Ottawa’s forwards were getting the puck into the Anaheim zone for a change, and winning their share of battles for the puck.
And while their top line of Jason Spezza, Dany Heatley and Daniel Alfredsson was held to one disputed power-play goal, the Senators got goals from a variety of lines for the first time in weeks.
“We put pucks in better areas, where we could retrieve it,” said centre Mike Fisher, a standout in Game 3. “Their defence can really move, so we have to make it tough on them, responding physically. We did a great job in that area.”
Fisher, McAmmond, checking-line winger Chris Neil and defenceman Anton Volchenkov also scored in the game.
The Ducks take heart in their victory in Game 4 of the Western Conference final, when Pronger was suspended for smashing Detroit’s Tomas Holmstrom’s head into the glass.
Pronger plays more than 30 minutes per game, but his teammates rallied without him. The Ducks didn’t lose another game until Game 3 against Ottawa.
“The good thing is it’s only one game and you just have to ask everyone else to step up,” said Anaheim defenceman Sean O’Donnell. “I don’t think any one guy can take Chris Pronger’s place, but you give a couple of extra minutes to each guy on defence and we’ll be OK.
“Last time we were at home, so we had the match-ups we wanted and it will be a little more difficult on the road.”
If McAmmond can’t play, Patrick Eaves is likely to step in for Ottawa, although it may spark some line juggling. Fisher’s linemates Chris Kelly and Antoine Vermette can both fill in at centre.
The lesser lines gained some confidence in Game 3, even if the Spezza trio that was unstoppable in three previous playoff rounds continued to struggle against tight checking from Anaheim’s top checking line of Samuel Pahlsson, Rob Niedermayer and Travis Moen.
Spezza has gone two games without a point for the first time since early in the regular season in October. Heatley is without a point in the series.
But Alfredsson got his skate on a deflected puck for a goal that stood up to video review to tie the game on Saturday, just before McAmmond got the game-winner on a pass that went in off Pronger – two breaks that made the difference.
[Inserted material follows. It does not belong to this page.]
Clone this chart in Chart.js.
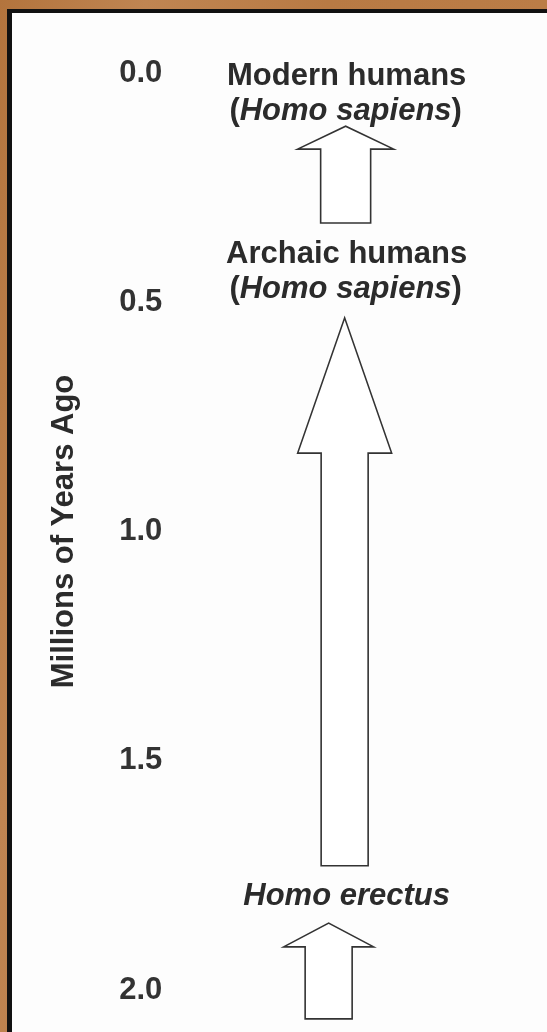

Murray said his second to fourth lines may have become complacent on attack with the top line filling the net game after game.
Kelly agreed with his coach.
“Before, people thought we were a one-line team and maybe for the most part we were because that line was generating all those offensive chances,” he said. “But when you’ve got all lines scoring, they’ve got to focus on each line, just like we had to do in the first two games.”
The extra pressure on the defence may also have touched off Anaheim’s chief weakness – a lack of discipline. They are the most penalized team in the playoffs and gave up seven power plays in Game 3, including four in the third period.
Pronger’s hit on McAmmond wasn’t even one of them, somehow having gone undetected by referees Paul Devorski and Dan O’Halloran.
Now Murray’s hoping his top line, which is also his first power-play unit, can get going to keep the pressure on the Ducks.
“Will they play better? I hope so,” he said. “We think they were better through the first part of the playoffs.
“Mind you, they are playing against different people, different size, and that has to be a factor. But as they step up a bit and the other guys continue to play hard, we have a good chance to get back in this series.”
If not, the Ducks will have a chance to clinch their first Stanley Cup in Game 5 on Wednesday night back in Anaheim, with Pronger back in the lineup.